Transcribe each line of the material as it is, and drop any picture.

--- Begin Source data ---

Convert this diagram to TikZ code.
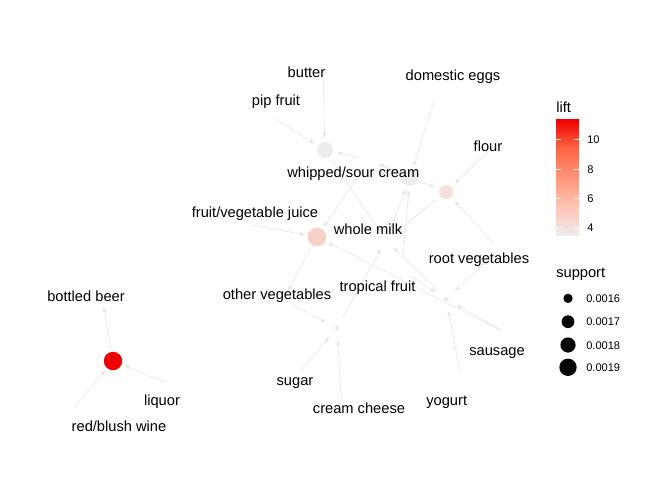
\documentclass[tikz,border=0pt]{standalone}
\usepackage{fontspec}
\setmainfont{Liberation Sans}
\usetikzlibrary{arrows.meta}
\pgfdeclarelayer{edgelayer}
\pgfsetlayers{edgelayer,main}
\definecolor{edgegray}{RGB}{230,230,230}
\definecolor{liftlo}{RGB}{236,236,236}
\definecolor{liftb}{RGB}{243,226,222}
\definecolor{liftc}{RGB}{247,208,198}
\definecolor{liftd}{RGB}{240,228,228}
\definecolor{lifthi}{RGB}{238,0,0}
% colour bar, the middle half of the shading fills the bar
\pgfdeclareverticalshading{liftbar}{100bp}{rgb(0bp)=(0.925,0.925,0.925); rgb(25bp)=(0.925,0.925,0.925); rgb(37.5bp)=(1,0.765,0.702); rgb(50bp)=(1,0.588,0.478); rgb(62.5bp)=(1,0.392,0.259); rgb(75bp)=(0.933,0,0); rgb(100bp)=(0.933,0,0)}

\begin{document}
\begin{tikzpicture}[x=0.75pt,y=-0.75pt]
  \tikzstyle{rnode} = [circle, minimum size=18pt, inner sep=0pt]
  \tikzstyle{inode} = [circle, minimum size=15pt, inner sep=0pt]
  \tikzstyle{tnode} = [anchor=base, inner sep=0pt, text=black, font=\fontsize{11}{13}\selectfont]
  \tikzstyle{legtext} = [anchor=base west, inner sep=0pt, text=black, font=\fontsize{8.3}{10}\selectfont]
  \tikzstyle{legtitle} = [anchor=base west, inner sep=0pt, text=black, font=\fontsize{11}{13}\selectfont]
  \tikzstyle{edge} = [draw=edgegray, line width=0.45pt, -{Triangle[length=3.8pt,width=2.8pt]}]

  \useasboundingbox (0,0) rectangle (672,480);

  % rules
  \node[rnode] (r1) at (325,150) {};
  \node[rnode] (r2) at (410,178) {};
  \node[rnode] (r3) at (446,192) {};
  \node[rnode] (r4) at (317,237) {};
  \node[rnode] (r5) at (337,328) {};
  \node[rnode] (r6) at (446,299) {};
  \node[rnode] (r7) at (113,361) {};

  % items
  \node[inode] (butter) at (323,68) {};
  \node[inode] (pip) at (264,112) {};
  \node[inode] (eggs) at (438,88) {};
  \node[inode] (flour) at (495,145) {};
  \node[inode] (cream) at (369,160) {};
  \node[inode] (juice) at (242,223) {};
  \node[inode] (milk) at (386,240) {};
  \node[inode] (rootveg) at (500,250) {};
  \node[inode] (tropical) at (402,270) {};
  \node[inode] (othveg) at (283,300) {};
  \node[inode] (sausage) at (510,335) {};
  \node[inode] (sugar) at (293,380) {};
  \node[inode] (cheese) at (342,410) {};
  \node[inode] (yogurt) at (462,382) {};
  \node[inode] (beer) at (102,297) {};
  \node[inode] (liquor) at (175,386) {};
  \node[inode] (wine) at (68,415) {};

  \begin{pgfonlayer}{edgelayer}
    \foreach \a/\b in {butter/r1, pip/r1, cream/r1, r1/milk,
                       eggs/r2, milk/r2, tropical/r2, r2/cream,
                       flour/r3, rootveg/r3, cream/r3, r3/milk,
                       juice/r4, cream/r4, sausage/r4, r4/othveg,
                       othveg/r5, sugar/r5, cheese/r5, r5/milk,
                       rootveg/r6, sausage/r6, yogurt/r6, tropical/r6, r6/milk,
                       liquor/r7, wine/r7, r7/beer}
      \draw[edge] (\a) -- (\b);
  \end{pgfonlayer}

  \foreach \r/\c/\s in {r1/liftlo/6pt, r2/liftlo/6pt, r3/liftb/5.3pt, r4/liftc/7pt,
                        r5/liftd/1.6pt, r6/liftd/1.6pt, r7/lifthi/6.9pt}
    \fill[\c] (\r) circle (\s);

  % labels
  \node[tnode] (lbutter) at (306.5,77) {butter};
  \node[tnode] (lpip) at (276,105) {pip fruit};
  \node[tnode] (leggs) at (453,80) {domestic eggs};
  \node[tnode] (lflour) at (488,151) {flour};
  \node[tnode] (lcream) at (353.3,177) {whipped/sour cream};
  \node[tnode] (ljuice) at (255,217.5) {fruit/vegetable juice};
  \node[tnode] (lmilk) at (368,234) {whole milk};
  \node[tnode] (lrootveg) at (479,263) {root vegetables};
  \node[tnode] (ltropical) at (377.5,291) {tropical fruit};
  \node[tnode] (lothveg) at (277,299) {other vegetables};
  \node[tnode] (lsausage) at (497,355.5) {sausage};
  \node[tnode] (lsugar) at (295,385.5) {sugar};
  \node[tnode] (lcheese) at (359,413) {cream cheese};
  \node[tnode] (lyogurt) at (446.7,405.5) {yogurt};
  \node[tnode] (lbeer) at (86,301.7) {bottled beer};
  \node[tnode] (lliquor) at (162,405) {liquor};
  \node[tnode] (lwine) at (119,431.7) {red/blush wine};

  % legend: lift
  \node[legtitle] (lifttitle) at (556,112) {lift};
  \shade[shading=liftbar] (556,119.3) rectangle (579,235);
  \foreach \y/\v in {139.3/10, 169/8, 198.3/6, 227.3/4} {
    \draw[white, line width=0.6pt] (556,\y) -- (560.7,\y) (574.3,\y) -- (579,\y);
    \node[legtext] (tick\v) at (587,{\y+4}) {\v};
  }

  % legend: support
  \node[legtitle] (supptitle) at (556,277) {support};
  \foreach \y/\s/\v [count=\i] in {298.3/3.5pt/0.0016, 321.7/4.8pt/0.0017,
                                   345/5.7pt/0.0018, 367.3/6.5pt/0.0019} {
    \fill[black] (568,\y) circle (\s);
    \node[legtext] (supp\i) at (586,{\y+4}) {\v};
  }
\end{tikzpicture}
\end{document}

--- End Source data ---

▸ **Task output**
Convert this diagram to TikZ code.
\documentclass[tikz,border=0pt]{standalone}
\usepackage{fontspec}
\setmainfont{Liberation Sans}
\usetikzlibrary{arrows.meta}
\pgfdeclarelayer{edgelayer}
\pgfsetlayers{edgelayer,main}
\definecolor{edgegray}{RGB}{230,230,230}
\definecolor{liftlo}{RGB}{236,236,236}
\definecolor{liftb}{RGB}{243,226,222}
\definecolor{liftc}{RGB}{247,208,198}
\definecolor{liftd}{RGB}{240,228,228}
\definecolor{lifthi}{RGB}{238,0,0}
% colour bar, the middle half of the shading fills the bar
\pgfdeclareverticalshading{liftbar}{100bp}{rgb(0bp)=(0.925,0.925,0.925); rgb(25bp)=(0.925,0.925,0.925); rgb(37.5bp)=(1,0.765,0.702); rgb(50bp)=(1,0.588,0.478); rgb(62.5bp)=(1,0.392,0.259); rgb(75bp)=(0.933,0,0); rgb(100bp)=(0.933,0,0)}

\begin{document}
\begin{tikzpicture}[x=0.75pt,y=-0.75pt]
  \tikzstyle{rnode} = [circle, minimum size=18pt, inner sep=0pt]
  \tikzstyle{inode} = [circle, minimum size=15pt, inner sep=0pt]
  \tikzstyle{tnode} = [anchor=base, inner sep=0pt, text=black, font=\fontsize{11}{13}\selectfont]
  \tikzstyle{legtext} = [anchor=base west, inner sep=0pt, text=black, font=\fontsize{8.3}{10}\selectfont]
  \tikzstyle{legtitle} = [anchor=base west, inner sep=0pt, text=black, font=\fontsize{11}{13}\selectfont]
  \tikzstyle{edge} = [draw=edgegray, line width=0.45pt, -{Triangle[length=3.8pt,width=2.8pt]}]

  \useasboundingbox (0,0) rectangle (672,480);

  % rules
  \node[rnode] (r1) at (325,150) {};
  \node[rnode] (r2) at (410,178) {};
  \node[rnode] (r3) at (446,192) {};
  \node[rnode] (r4) at (317,237) {};
  \node[rnode] (r5) at (337,328) {};
  \node[rnode] (r6) at (446,299) {};
  \node[rnode] (r7) at (113,361) {};

  % items
  \node[inode] (butter) at (323,68) {};
  \node[inode] (pip) at (264,112) {};
  \node[inode] (eggs) at (438,88) {};
  \node[inode] (flour) at (495,145) {};
  \node[inode] (cream) at (369,160) {};
  \node[inode] (juice) at (242,223) {};
  \node[inode] (milk) at (386,240) {};
  \node[inode] (rootveg) at (500,250) {};
  \node[inode] (tropical) at (402,270) {};
  \node[inode] (othveg) at (283,300) {};
  \node[inode] (sausage) at (510,335) {};
  \node[inode] (sugar) at (293,380) {};
  \node[inode] (cheese) at (342,410) {};
  \node[inode] (yogurt) at (462,382) {};
  \node[inode] (beer) at (102,297) {};
  \node[inode] (liquor) at (175,386) {};
  \node[inode] (wine) at (68,415) {};

  \begin{pgfonlayer}{edgelayer}
    \foreach \a/\b in {butter/r1, pip/r1, cream/r1, r1/milk,
                       eggs/r2, milk/r2, tropical/r2, r2/cream,
                       flour/r3, rootveg/r3, cream/r3, r3/milk,
                       juice/r4, cream/r4, sausage/r4, r4/othveg,
                       othveg/r5, sugar/r5, cheese/r5, r5/milk,
                       rootveg/r6, sausage/r6, yogurt/r6, tropical/r6, r6/milk,
                       liquor/r7, wine/r7, r7/beer}
      \draw[edge] (\a) -- (\b);
  \end{pgfonlayer}

  \foreach \r/\c/\s in {r1/liftlo/6pt, r2/liftlo/6pt, r3/liftb/5.3pt, r4/liftc/7pt,
                        r5/liftd/1.6pt, r6/liftd/1.6pt, r7/lifthi/6.9pt}
    \fill[\c] (\r) circle (\s);

  % labels
  \node[tnode] (lbutter) at (306.5,77) {butter};
  \node[tnode] (lpip) at (276,105) {pip fruit};
  \node[tnode] (leggs) at (453,80) {domestic eggs};
  \node[tnode] (lflour) at (488,151) {flour};
  \node[tnode] (lcream) at (353.3,177) {whipped/sour cream};
  \node[tnode] (ljuice) at (255,217.5) {fruit/vegetable juice};
  \node[tnode] (lmilk) at (368,234) {whole milk};
  \node[tnode] (lrootveg) at (479,263) {root vegetables};
  \node[tnode] (ltropical) at (377.5,291) {tropical fruit};
  \node[tnode] (lothveg) at (277,299) {other vegetables};
  \node[tnode] (lsausage) at (497,355.5) {sausage};
  \node[tnode] (lsugar) at (295,385.5) {sugar};
  \node[tnode] (lcheese) at (359,413) {cream cheese};
  \node[tnode] (lyogurt) at (446.7,405.5) {yogurt};
  \node[tnode] (lbeer) at (86,301.7) {bottled beer};
  \node[tnode] (lliquor) at (162,405) {liquor};
  \node[tnode] (lwine) at (119,431.7) {red/blush wine};

  % legend: lift
  \node[legtitle] (lifttitle) at (556,112) {lift};
  \shade[shading=liftbar] (556,119.3) rectangle (579,235);
  \foreach \y/\v in {139.3/10, 169/8, 198.3/6, 227.3/4} {
    \draw[white, line width=0.6pt] (556,\y) -- (560.7,\y) (574.3,\y) -- (579,\y);
    \node[legtext] (tick\v) at (587,{\y+4}) {\v};
  }

  % legend: support
  \node[legtitle] (supptitle) at (556,277) {support};
  \foreach \y/\s/\v [count=\i] in {298.3/3.5pt/0.0016, 321.7/4.8pt/0.0017,
                                   345/5.7pt/0.0018, 367.3/6.5pt/0.0019} {
    \fill[black] (568,\y) circle (\s);
    \node[legtext] (supp\i) at (586,{\y+4}) {\v};
  }
\end{tikzpicture}
\end{document}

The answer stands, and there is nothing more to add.